I’m using the official Docker image (fpm-alpine, nginx, postgres, redis) and docker-compose to configure Nextcloud. I set the environment variables NEXTCLOUD_ADMIN_USER, NEXTCLOUD_ADMIN_PASSWORD.
I set the volumes
After I run docker-compose up the config.php was automatically created with correct entries (even trusted_proxies and trusted_domains) and I think I could login with admin user, defined by the environment variables. (to be honest, I’m not 100% sure)
Afterwards set up the normal users, synced my phone, installed nc-apps, everything was fine. Then I played around (e.g. put SMTP/MAIL variables in the env_file) and prune the nextcloud-volume (but not the data-volume and db-volume [./data/nextcloud-db:/var/lib/postgresql/data]) and restarted. Now it ask to add a admin account again and to finish the installation. My data is still there and the before created users in the postgres-db, too. But why doesn’t it use the existing installation? What do I miss?
In the postgres database i found 26 db-users (admin… admin25). It seems with each new attempt nextcloud created a new db user, even though I passed the db credentials via a env_file.
Is it because the auto-generated config.php has a different value in instanceid?
I thought it is the idea of docker-images was to throw away the container and restart with no hassle.
the existing installation was in that volume. you deleted it.

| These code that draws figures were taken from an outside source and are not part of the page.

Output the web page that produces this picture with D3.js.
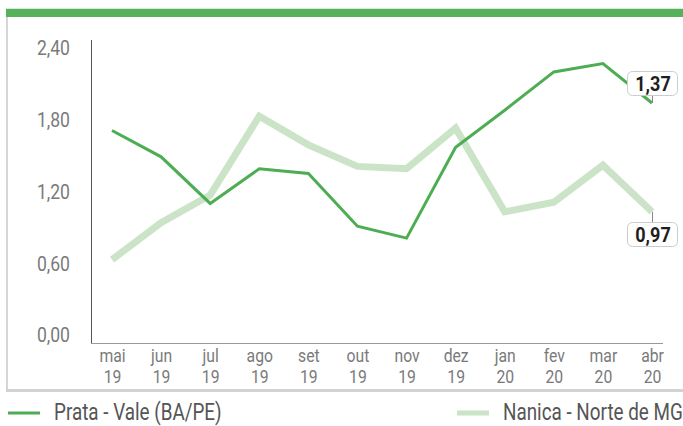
<!DOCTYPE html>
<html>
<head>
<meta charset="utf-8">
<script src="https://cdn.jsdelivr.net/npm/d3@7"></script>
<style>
  html, body { margin: 0; padding: 0; background: #fff; }
  svg { display: block; }
  text { font-family: Roboto, "Noto Sans", sans-serif; }
</style>
</head>
<body>
<svg id="chart" width="683" height="426"></svg>
<script>
// Monthly price series (R$/kg)
const months = ["mai 19", "jun 19", "jul 19", "ago 19", "set 19", "out 19",
                "nov 19", "dez 19", "jan 20", "fev 20", "mar 20", "abr 20"];
const prata  = [1.71, 1.49, 1.10, 1.39, 1.35, 0.91, 0.81, 1.57, 1.88, 2.20, 2.27, 1.94];
const nanica = [0.63, 0.94, 1.17, 1.83, 1.59, 1.41, 1.39, 1.73, 1.03, 1.11, 1.42, 1.03];
const seriesNames = ["Prata - Vale (BA/PE)", "Nanica - Norte de MG"];
const yTicks = [0, 0.6, 1.2, 1.8, 2.4];
const endLabels = ["1,37", "0,97"];

const svg = d3.select("#chart");
const fmt = d3.format(".2f");
const br = v => fmt(v).replace(".", ",");

// Narrow text: horizontal squeeze around the anchor point
function narrow(sel, x, y, sx) {
  return sel.attr("x", 0).attr("y", 0)
    .attr("transform", `translate(${x},${y}) scale(${sx},1)`);
}

// Card frame
svg.append("rect").attr("x", 6).attr("y", 8).attr("width", 677).attr("height", 1).attr("fill", "#d9ecd9");
svg.append("rect").attr("x", 6).attr("y", 9).attr("width", 677).attr("height", 8).attr("fill", "#55b15a");
svg.append("rect").attr("x", 6).attr("y", 17).attr("width", 2).attr("height", 374).attr("fill", "#d6d6d6");
svg.append("rect").attr("x", 6).attr("y", 389).attr("width", 677).attr("height", 3).attr("fill", "#d2d2d2");

// Scales
const x = d3.scalePoint().domain(months).range([112, 652]);
const y = d3.scaleLinear().domain([0, 2.4]).range([335, 48]);

// Y axis (labels only)
const yAxis = svg.append("g").attr("transform", "translate(91,0)")
  .call(d3.axisLeft(y).tickValues(yTicks).tickSize(0).tickFormat(br));
yAxis.select(".domain").remove();
yAxis.selectAll("text").each(function() {
  narrow(d3.select(this), -21, 0, 0.88)
    .attr("dy", "0.34em").attr("font-size", 20).attr("fill", "#7a7a7a");
});

// Axis lines
svg.append("line").attr("x1", 91.5).attr("x2", 91.5).attr("y1", 40).attr("y2", 343.5)
  .attr("stroke", "#555").attr("stroke-width", 1);
svg.append("line").attr("x1", 91).attr("x2", 663).attr("y1", 343.5).attr("y2", 343.5)
  .attr("stroke", "#999").attr("stroke-width", 1);

// X axis labels (month over year, one text with two lines)
const xAxis = svg.append("g").attr("transform", "translate(0,343)")
  .call(d3.axisBottom(x).tickSize(0).tickFormat(""));
xAxis.select(".domain").remove();
xAxis.selectAll(".tick").each(function(d) {
  const parts = d.split(" ");
  const t = narrow(d3.select(this).append("text"), 0, 0, 0.9)
    .attr("text-anchor", "middle").attr("font-size", 17.5).attr("fill", "#7a7a7a");
  parts.forEach((p, k) => {
    t.append("tspan").attr("x", 0).attr("y", 19 + 21 * k).text(p);
  });
});

// Lines
const line = d3.line().x((d, i) => x(months[i])).y(d => y(d));
svg.append("path").datum(nanica).attr("d", line).attr("fill", "none")
  .attr("stroke", "#cbe4c7").attr("stroke-width", 7).attr("stroke-linejoin", "miter");
svg.append("path").datum(prata).attr("d", line).attr("fill", "none")
  .attr("stroke", "#4dad52").attr("stroke-width", 3).attr("stroke-linejoin", "miter");

// End-of-series callouts
const last = months.length - 1;
function callout(val, text, boxTop) {
  const cx = x(months[last]);
  const py = y(val);
  const bh = 24, bw = 50;
  const lineEnd = boxTop > py ? boxTop : boxTop + bh;
  svg.append("line").attr("x1", cx + 0.5).attr("x2", cx + 0.5).attr("y1", py).attr("y2", lineEnd)
    .attr("stroke", "#888").attr("stroke-width", 1);
  svg.append("rect").attr("x", cx - 24.5).attr("y", boxTop + 0.5).attr("width", bw).attr("height", bh)
    .attr("rx", 5).attr("fill", "#fff").attr("stroke", "#ccc");
  narrow(svg.append("text"), cx + 1, boxTop + 20, 0.86)
    .attr("text-anchor", "middle").attr("font-size", 21).attr("font-weight", "bold")
    .attr("fill", "#1e1e1e").text(text);
}
callout(prata[last], endLabels[0], 71);
callout(nanica[last], endLabels[1], 222);

// Legend
const legend = [
  { name: seriesNames[0], color: "#4dad52", w: 3, x0: 8 },
  { name: seriesNames[1], color: "#cbe4c7", w: 5, x0: 457 }
];
legend.forEach(l => {
  svg.append("line").attr("x1", l.x0).attr("x2", l.x0 + 32).attr("y1", 413).attr("y2", 413)
    .attr("stroke", l.color).attr("stroke-width", l.w);
  narrow(svg.append("text"), l.x0 + 46, 420, 0.82)
    .attr("font-size", 23).attr("fill", "#555").text(l.name);
});
</script>
</body>
</html>
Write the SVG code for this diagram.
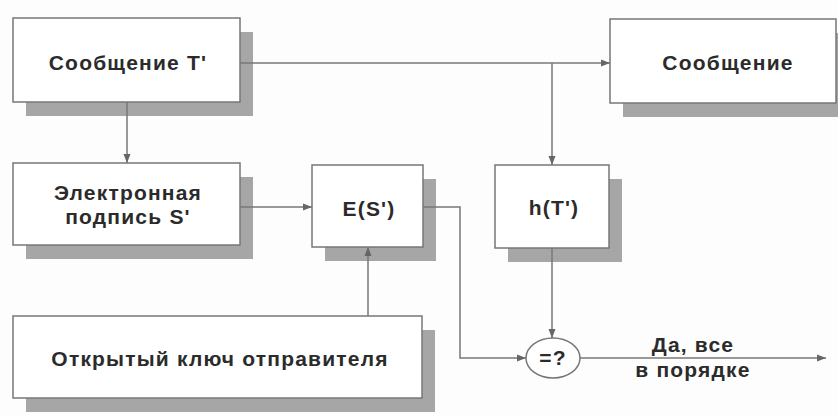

in the nc image you only have the “source code” somewhere in /usr/src/nextcloud. this is done in the dockerfile below here: docker/Dockerfile at master · nextcloud/docker · GitHub. above that line php&apache is installed and configured in the image. not nextcloud itself.
on image start, when the container is created, the following lines check if nextcloud is installed into the volume you delete. here: docker/entrypoint.sh at master · nextcloud/docker · GitHub
in your case
if [ -f /var/www/html/version.php ]; then fails because files isn’t there anymore. that triggers the installation of nextcloud. and that the way you’ll get an update. next time.
unless you touch the volumes with the persistent data.
management summary: your installation is broken. delete everything and start over.
thanks for your answer. At least my installation wasn’t productive yet. I will restart, as you recommended.
But as far as I understand the nextcloud image is not built consistent with the docker philosophy, or? Shouldn’t the code be different from the persistent data? What is the advantage of nextcloud in docker to a normal installation? I just try to understand.
And why does it ignores the admin-user variables in the env_file?
After I created the user, can I move their former files in their data directory, to save some time?
kind of. but no.
there are too many files in /var/www/nextcloud that are volatile or user generated. all these sub folders listed in this file: https://github.com/nextcloud/docker/blob/master/22/apache/upgrade.exclude
that’s one of the reasons why nextcloud isn’t “installed” during the build of the image. also during installation an admin user has to be created. how to do this during the build phase? there is no database running at that moment.
i run two instances along with watchtower. and they are always up2date. so i don’t care about updates. that’s pretty neat. and i don’t have to care about the underlying os. and the hustleand bustle with php updates.
if you didn’t clean up your database i guess the problem is the undefined state you run into. that is to say existing db with new config.php.
sure. but only the files folder in nextcloud data. not the “meta datas”. e.g. trashbin folder.
and run a
docker exec -u www-data nextcloud php occ files:rescan --all to update your database.
thanks again for your patience and explanations. They were very helpful.